PARIS – Laid-off ICT Group workers attended a Tuesday meeting at the South Paris Career Center to hear about a federal grant entitling them to several thousand dollars’ worth of job-training benefits.
The 29 former employees of the Oxford call center, which closed in March, are among about 70 employees eligible to receive help under a $397,740 National Emergency Grant from the U.S. Department of Labor.
Career Center counselor Heidi Hamann emphasized that the training help is available to all employees who were laid off when the call center moved its operation overseas.
“Keep in mind this grant is specific to ICT people” at the Oxford location, Hamann said. Even if some of the workers have found work elsewhere, they can take courses to upgrade their skills and meet the needs of their employers.
Many of the laid-off workers attending Tuesday’s meeting were hoping to be hired by a new call center company that is negotiating to lease the former ICT Group space on Route 26 from building owner John Schiavi.
Schiavi customized the building’s interior to serve the telemarketing industry when ICT Group moved in six years ago.

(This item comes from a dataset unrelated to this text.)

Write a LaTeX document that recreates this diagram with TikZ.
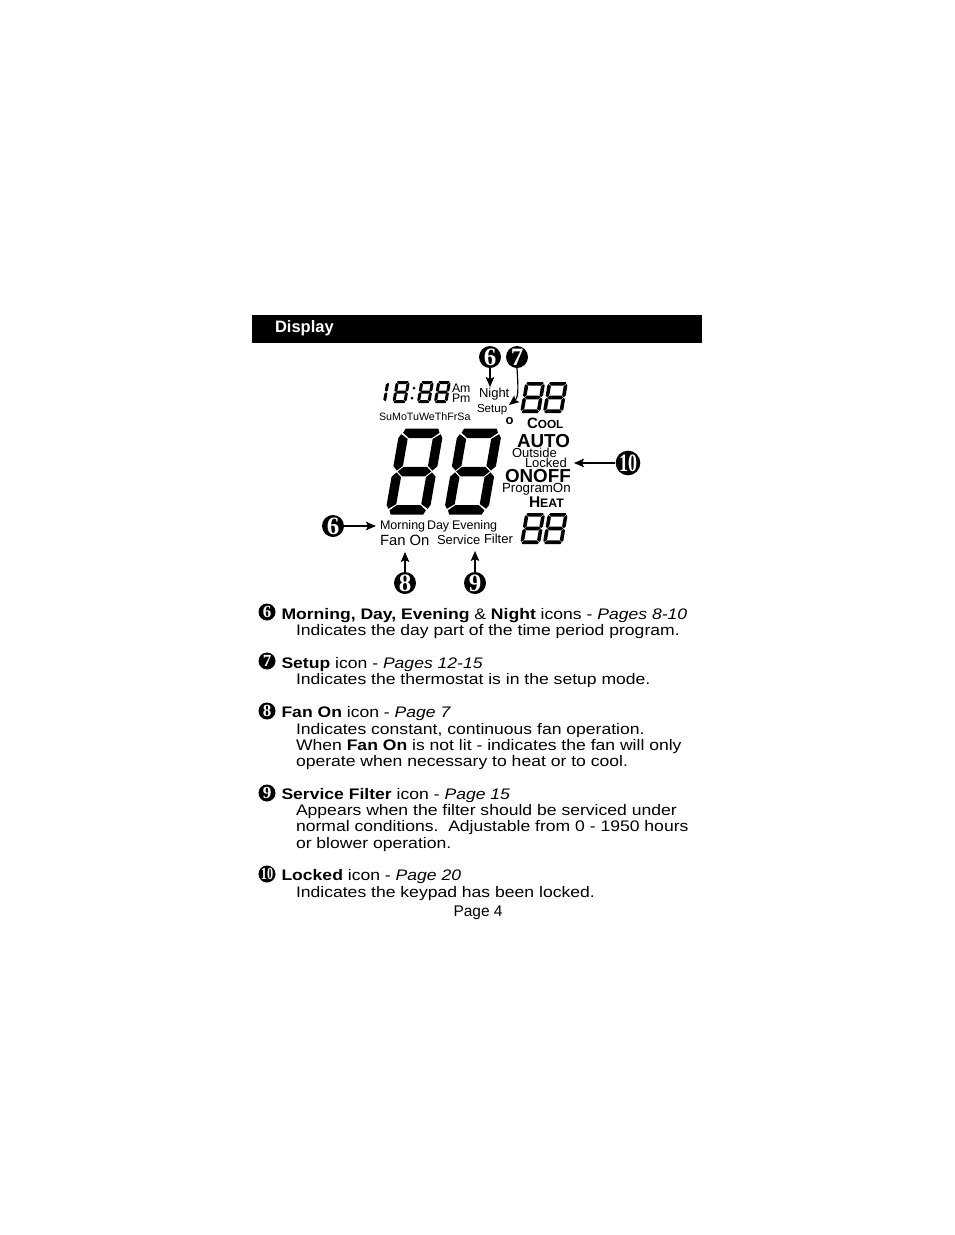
\documentclass[tikz,border=0pt]{standalone}
\usepackage{fontspec}
\setmainfont{Liberation Sans}
\newfontfamily\numfont{Liberation Serif}
\newfontfamily\wide[FakeStretch=1.148]{Liberation Sans}
\usetikzlibrary{arrows.meta}
\newcommand{\fs}[1]{\fontsize{#1}{#1}\selectfont}
\newcommand{\sevenparams}[3]{\pgfmathsetmacro{\W}{#1}\pgfmathsetmacro{\H}{#2}\pgfmathsetmacro{\T}{#3}%
\pgfmathsetmacro{\G}{\T*0.1}\pgfmathsetmacro{\M}{\H/2}\pgfmathsetmacro{\C}{\T*0.6}}
% one vertical bar, drawn as the upper left one
\newcommand{\sidebar}{\fill (0,\T) -- (\C/2-\G*.5,\T/2+\G) -- (\T,\T+\G) -- (\T,\M-\T/2-\G) -- (\T*.45,\M-\G) -- (0,\M-\T*.55) -- cycle;}
\newcommand{\capbar}{\fill (\C,0) -- (\W-\C,0) -- (\W-\C/2-\G,\T/2-\G*.5) -- (\W-\T-\G,\T) -- (\T+\G,\T) -- (\C/2+\G,\T/2-\G*.5) -- cycle;}
\newcommand{\rightsegs}{%
\begin{scope}[shift={(\W,0)},xscale=-1]\sidebar\end{scope}
\begin{scope}[shift={(\W,\H)},xscale=-1,yscale=-1]\sidebar\end{scope}}
\newcommand{\sevenseg}[6]{%
\begin{scope}[shift={(#1,#2)},xslant=#6]
\sevenparams{#3}{#4}{#5}
\capbar
\begin{scope}[shift={(0,\H)},yscale=-1]\capbar\end{scope}
\fill (\T+\G,\M-\T/2) -- (\W-\T-\G,\M-\T/2) -- (\W-\T*.45-\G,\M) -- (\W-\T-\G,\M+\T/2) -- (\T+\G,\M+\T/2) -- (\T*.45+\G,\M) -- cycle;
\sidebar
\begin{scope}[shift={(0,\H)},yscale=-1]\sidebar\end{scope}
\rightsegs
\end{scope}}
\newcommand{\sevenone}[6]{%
\begin{scope}[shift={(#1,#2)},xslant=#6]
\sevenparams{#3}{#4}{#5}
\rightsegs
\end{scope}}
\tikzset{
  x=1pt,y=-1pt,
  lbl/.style={anchor=base west,inner sep=0pt,outer sep=0pt,font=\fs{#1}},
  boldlbl/.style={anchor=base west,inner sep=0pt,outer sep=0pt,font=\bfseries\fs{#1}},
  body/.style={anchor=base west,inner sep=0pt,outer sep=0pt,font=\wide\fs{15.3}},
  bignum/.style={circle,fill=black,text=white,inner sep=0pt,minimum size=22pt,font=\numfont\bfseries\fs{25}},
  smallnum/.style={circle,fill=black,text=white,inner sep=0pt,minimum size=17pt,font=\numfont\bfseries\fs{17}},
  pointer/.style={draw=black,line width=1.2pt,-{Stealth[length=10pt,width=8.5pt,inset=2pt]}}
}
\newcommand{\bw}[1]{{\bfseries #1}}
\newcommand{\ten}{\scalebox{.72}[1]{10}}
\begin{document}
\begin{tikzpicture}
\useasboundingbox (0,0) rectangle (954,1235);
\fill[black] (252,315) rectangle (702,343);
\node[boldlbl=16.5,text=white] (title) at (275,332) {Display};

% LCD digits
\sevenone{385}{381}{4.5}{22}{3}{0.17}
\sevenseg{396}{381}{14}{22}{3}{0.17}
\sevenseg{420.5}{381}{13.5}{22}{3}{0.17}
\sevenseg{437.5}{381}{13.5}{22}{3}{0.17}
\fill (414,388) circle (1.5);
\fill (412,398) circle (1.5);
\sevenseg{525.3}{382}{20}{31}{3.6}{0.17}
\sevenseg{548}{382}{20}{31}{3.6}{0.17}
\sevenseg{525.3}{513}{20}{31}{3.6}{0.17}
\sevenseg{548}{513}{20}{31}{3.6}{0.17}
\sevenseg{400}{428.5}{44}{86}{9.5}{0.175}
\sevenseg{458.5}{428.5}{44}{86}{9.5}{0.175}

% LCD labels
\node[lbl=12.3] (am) at (452,392) {Am};
\node[lbl=12.3] (pm) at (452,402) {Pm};
\node[lbl=13] (night) at (479,397) {Night};
\node[lbl=11.6] (setup) at (477,412) {Setup};
\node[lbl=10.7] (days) at (379,420) {SuMoTuWeThFrSa};
\node[boldlbl=13] (deg) at (505.5,424) {o};
\node[boldlbl=15] (cool) at (527,428) {C{\fs{11.8}OOL}};
\node[boldlbl=18.8] (auto) at (517,447) {AUTO};
\node[lbl=13] (outside) at (512,457) {Outside};
\node[lbl=13] (locked) at (525,467) {Locked};
\node[boldlbl=18.8] (onoff) at (505,482) {ONOFF};
\node[lbl=13.3] (program) at (502,492) {ProgramOn};
\node[boldlbl=15.5] (heat) at (529,507) {H{\fs{12.3}EAT}};
\node[lbl=12.5] (morning) at (380,529) {Morning};
\node[lbl=12.5] (day) at (427,529) {Day};
\node[lbl=12.5] (evening) at (452,529) {Evening};
\node[lbl=14.8] (fanon) at (380,545) {Fan On};
\node[lbl=13] (service) at (437,544.5) {Service};
\node[lbl=13] (filter) at (484,543) {Filter};

% Callouts
\node[bignum] (a6) at (490,357) {6};
\node[bignum] (a7) at (517,357) {7};
\node[bignum] (a10) at (628,463) {\ten};
\node[bignum] (b6) at (333,526) {6};
\node[bignum] (a8) at (405,583) {8};
\node[bignum] (a9) at (475,583) {9};
\coordinate (tip6) at (490,387);
\coordinate (tip7) at (509,405);
\coordinate (tip10) at (574,463);
\coordinate (tipb6) at (376,526);
\coordinate (tip8) at (405,552);
\coordinate (tip9) at (475,551);
\draw[pointer] (a6) -- (tip6);
\draw[pointer] (a7.south) .. controls (518,385) and (519,397) .. (tip7);
\draw[pointer] (a10) -- (tip10);
\draw[pointer] (b6) -- (tipb6);
\draw[pointer] (a8) -- (tip8);
\draw[pointer] (a9) -- (tip9);

% Legend
\node[smallnum] (n6) at (267,612) {6};
\node[body] at (281.5,619) {\bw{Morning, Day, Evening} \& \bw{Night} icons - \textit{Pages 8-10}};
\node[body] at (296,635) {Indicates the day part of the time period program.};
\node[smallnum] (n7) at (267,661) {7};
\node[body] at (281.5,668) {\bw{Setup} icon - \textit{Pages 12-15}};
\node[body] at (296,684) {Indicates the thermostat is in the setup mode.};
\node[smallnum] (n8) at (267,711) {8};
\node[body] at (281.5,717) {\bw{Fan On} icon - \textit{Page 7}};
\node[body] at (296,734) {Indicates constant, continuous fan operation.};
\node[body] at (296,750) {When \bw{Fan On} is not lit - indicates the fan will only};
\node[body] at (296,766) {operate when necessary to heat or to cool.};
\node[smallnum] (n9) at (267,793) {9};
\node[body] at (281.5,799) {\bw{Service Filter} icon - \textit{Page 15}};
\node[body] at (296,815) {Appears when the filter should be serviced under};
\node[body] at (296,831) {normal conditions.\ \ Adjustable from 0 - 1950 hours};
\node[body] at (296,848) {or blower operation.};
\node[smallnum] (n10) at (267,874) {\ten};
\node[body] at (281.5,880) {\bw{Locked} icon - \textit{Page 20}};
\node[body] at (296,897) {Indicates the keypad has been locked.};
\node[lbl=15.5] (page) at (453.5,916) {Page 4};
\end{tikzpicture}
\end{document}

A debt-collection agency leases the rear portion of the building.
Hamann said the emergency grant funds, which are tailored to meet each person’s needs, could pay for classes, child care, travel and other services for up to two years “to make sure you can keep this job” at the new, unnamed company.
The company is awaiting word on a government contract before committing to the Oxford location, said Barb Olson, vice president of the Growth Council of Oxford Hills.
The Career Center has already talked to other former ICT Group workers about the grant, and will meet with others in the future, said Jim Trundy, program operations manager for Western Maine Community Action, which operates Career Centers in Maine.
“If we don’t reach all the people, the (unused) funds will be sent back,” Trundy said. “The unfortunate thing in requesting targeted funds is that they can only be used for the population they are targeted for.”
But Trundy said the job training benefits are likely to be seen as an incentive to the company planning to locate in the former ICT space.
“It’s nice when we can do customized training for an employer,” he said. As for the workers, “we try to tailor the kind of training and services around what they need.”